- _TASK REQUIREMENTS_
Omit all images. Write out the rest of the material exactly.

- _PROVIDED MATERIAL_
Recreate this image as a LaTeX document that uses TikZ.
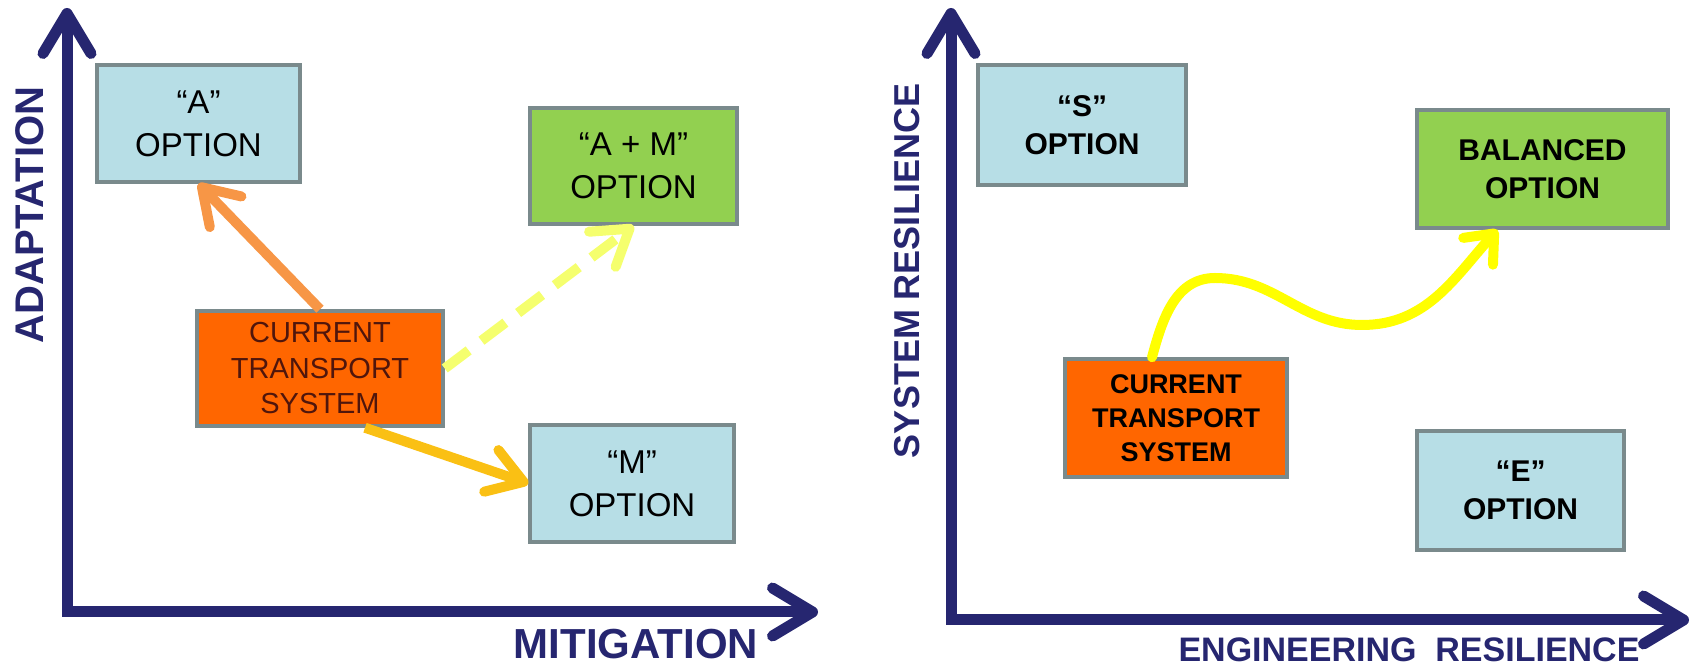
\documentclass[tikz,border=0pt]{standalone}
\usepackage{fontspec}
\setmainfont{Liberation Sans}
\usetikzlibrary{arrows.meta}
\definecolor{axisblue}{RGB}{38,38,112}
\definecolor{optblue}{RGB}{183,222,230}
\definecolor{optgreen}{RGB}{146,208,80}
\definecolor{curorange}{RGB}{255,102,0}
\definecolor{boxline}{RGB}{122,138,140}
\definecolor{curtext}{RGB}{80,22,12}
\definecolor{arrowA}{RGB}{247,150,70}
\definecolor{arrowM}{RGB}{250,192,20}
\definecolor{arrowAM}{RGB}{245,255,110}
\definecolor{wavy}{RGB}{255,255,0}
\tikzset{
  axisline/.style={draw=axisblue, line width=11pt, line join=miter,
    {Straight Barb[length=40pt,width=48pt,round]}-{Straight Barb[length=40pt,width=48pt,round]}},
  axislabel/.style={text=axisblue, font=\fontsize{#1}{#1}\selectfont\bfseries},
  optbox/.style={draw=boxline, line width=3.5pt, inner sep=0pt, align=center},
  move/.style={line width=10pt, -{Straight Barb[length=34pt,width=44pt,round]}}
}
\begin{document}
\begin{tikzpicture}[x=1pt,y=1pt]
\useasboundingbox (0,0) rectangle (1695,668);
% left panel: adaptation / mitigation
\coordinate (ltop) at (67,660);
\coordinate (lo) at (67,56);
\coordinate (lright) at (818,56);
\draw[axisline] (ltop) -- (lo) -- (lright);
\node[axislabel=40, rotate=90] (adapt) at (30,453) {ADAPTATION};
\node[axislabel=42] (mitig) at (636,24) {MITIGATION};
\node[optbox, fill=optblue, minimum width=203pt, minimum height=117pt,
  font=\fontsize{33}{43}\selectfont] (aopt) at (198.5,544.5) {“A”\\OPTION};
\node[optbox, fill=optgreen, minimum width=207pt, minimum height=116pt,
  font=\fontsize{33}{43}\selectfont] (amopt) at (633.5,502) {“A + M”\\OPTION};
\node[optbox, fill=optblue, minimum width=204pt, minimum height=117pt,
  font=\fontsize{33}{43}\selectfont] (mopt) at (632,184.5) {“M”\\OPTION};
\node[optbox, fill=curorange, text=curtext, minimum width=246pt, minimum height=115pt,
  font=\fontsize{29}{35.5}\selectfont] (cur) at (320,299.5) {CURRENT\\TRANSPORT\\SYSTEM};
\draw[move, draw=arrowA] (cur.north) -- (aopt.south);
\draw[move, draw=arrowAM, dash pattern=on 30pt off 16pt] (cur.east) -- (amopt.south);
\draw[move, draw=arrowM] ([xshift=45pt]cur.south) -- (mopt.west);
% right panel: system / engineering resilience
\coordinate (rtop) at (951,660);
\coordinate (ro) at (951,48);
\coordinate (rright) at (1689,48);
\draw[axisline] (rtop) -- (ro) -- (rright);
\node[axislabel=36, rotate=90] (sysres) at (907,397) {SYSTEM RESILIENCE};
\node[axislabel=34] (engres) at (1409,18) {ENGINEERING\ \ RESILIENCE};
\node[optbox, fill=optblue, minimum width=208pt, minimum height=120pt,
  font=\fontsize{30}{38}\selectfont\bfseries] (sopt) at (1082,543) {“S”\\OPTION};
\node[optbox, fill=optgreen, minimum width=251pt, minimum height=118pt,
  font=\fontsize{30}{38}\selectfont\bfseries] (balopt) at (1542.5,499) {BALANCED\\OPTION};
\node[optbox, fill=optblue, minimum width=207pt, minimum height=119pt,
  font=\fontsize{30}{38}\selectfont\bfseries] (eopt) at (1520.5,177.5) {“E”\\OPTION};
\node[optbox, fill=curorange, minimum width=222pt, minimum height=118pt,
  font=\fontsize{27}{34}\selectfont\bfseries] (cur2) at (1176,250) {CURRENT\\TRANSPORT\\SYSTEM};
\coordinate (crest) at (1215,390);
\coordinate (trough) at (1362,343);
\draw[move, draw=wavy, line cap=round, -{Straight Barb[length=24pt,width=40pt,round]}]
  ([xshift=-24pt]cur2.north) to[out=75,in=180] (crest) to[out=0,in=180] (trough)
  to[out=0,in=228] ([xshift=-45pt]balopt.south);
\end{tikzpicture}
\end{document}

- _THE ANSWER_
Recreate this image as a LaTeX document that uses TikZ.
\documentclass[tikz,border=0pt]{standalone}
\usepackage{fontspec}
\setmainfont{Liberation Sans}
\usetikzlibrary{arrows.meta}
\definecolor{axisblue}{RGB}{38,38,112}
\definecolor{optblue}{RGB}{183,222,230}
\definecolor{optgreen}{RGB}{146,208,80}
\definecolor{curorange}{RGB}{255,102,0}
\definecolor{boxline}{RGB}{122,138,140}
\definecolor{curtext}{RGB}{80,22,12}
\definecolor{arrowA}{RGB}{247,150,70}
\definecolor{arrowM}{RGB}{250,192,20}
\definecolor{arrowAM}{RGB}{245,255,110}
\definecolor{wavy}{RGB}{255,255,0}
\tikzset{
  axisline/.style={draw=axisblue, line width=11pt, line join=miter,
    {Straight Barb[length=40pt,width=48pt,round]}-{Straight Barb[length=40pt,width=48pt,round]}},
  axislabel/.style={text=axisblue, font=\fontsize{#1}{#1}\selectfont\bfseries},
  optbox/.style={draw=boxline, line width=3.5pt, inner sep=0pt, align=center},
  move/.style={line width=10pt, -{Straight Barb[length=34pt,width=44pt,round]}}
}
\begin{document}
\begin{tikzpicture}[x=1pt,y=1pt]
\useasboundingbox (0,0) rectangle (1695,668);
% left panel: adaptation / mitigation
\coordinate (ltop) at (67,660);
\coordinate (lo) at (67,56);
\coordinate (lright) at (818,56);
\draw[axisline] (ltop) -- (lo) -- (lright);
\node[axislabel=40, rotate=90] (adapt) at (30,453) {ADAPTATION};
\node[axislabel=42] (mitig) at (636,24) {MITIGATION};
\node[optbox, fill=optblue, minimum width=203pt, minimum height=117pt,
  font=\fontsize{33}{43}\selectfont] (aopt) at (198.5,544.5) {“A”\\OPTION};
\node[optbox, fill=optgreen, minimum width=207pt, minimum height=116pt,
  font=\fontsize{33}{43}\selectfont] (amopt) at (633.5,502) {“A + M”\\OPTION};
\node[optbox, fill=optblue, minimum width=204pt, minimum height=117pt,
  font=\fontsize{33}{43}\selectfont] (mopt) at (632,184.5) {“M”\\OPTION};
\node[optbox, fill=curorange, text=curtext, minimum width=246pt, minimum height=115pt,
  font=\fontsize{29}{35.5}\selectfont] (cur) at (320,299.5) {CURRENT\\TRANSPORT\\SYSTEM};
\draw[move, draw=arrowA] (cur.north) -- (aopt.south);
\draw[move, draw=arrowAM, dash pattern=on 30pt off 16pt] (cur.east) -- (amopt.south);
\draw[move, draw=arrowM] ([xshift=45pt]cur.south) -- (mopt.west);
% right panel: system / engineering resilience
\coordinate (rtop) at (951,660);
\coordinate (ro) at (951,48);
\coordinate (rright) at (1689,48);
\draw[axisline] (rtop) -- (ro) -- (rright);
\node[axislabel=36, rotate=90] (sysres) at (907,397) {SYSTEM RESILIENCE};
\node[axislabel=34] (engres) at (1409,18) {ENGINEERING\ \ RESILIENCE};
\node[optbox, fill=optblue, minimum width=208pt, minimum height=120pt,
  font=\fontsize{30}{38}\selectfont\bfseries] (sopt) at (1082,543) {“S”\\OPTION};
\node[optbox, fill=optgreen, minimum width=251pt, minimum height=118pt,
  font=\fontsize{30}{38}\selectfont\bfseries] (balopt) at (1542.5,499) {BALANCED\\OPTION};
\node[optbox, fill=optblue, minimum width=207pt, minimum height=119pt,
  font=\fontsize{30}{38}\selectfont\bfseries] (eopt) at (1520.5,177.5) {“E”\\OPTION};
\node[optbox, fill=curorange, minimum width=222pt, minimum height=118pt,
  font=\fontsize{27}{34}\selectfont\bfseries] (cur2) at (1176,250) {CURRENT\\TRANSPORT\\SYSTEM};
\coordinate (crest) at (1215,390);
\coordinate (trough) at (1362,343);
\draw[move, draw=wavy, line cap=round, -{Straight Barb[length=24pt,width=40pt,round]}]
  ([xshift=-24pt]cur2.north) to[out=75,in=180] (crest) to[out=0,in=180] (trough)
  to[out=0,in=228] ([xshift=-45pt]balopt.south);
\end{tikzpicture}
\end{document}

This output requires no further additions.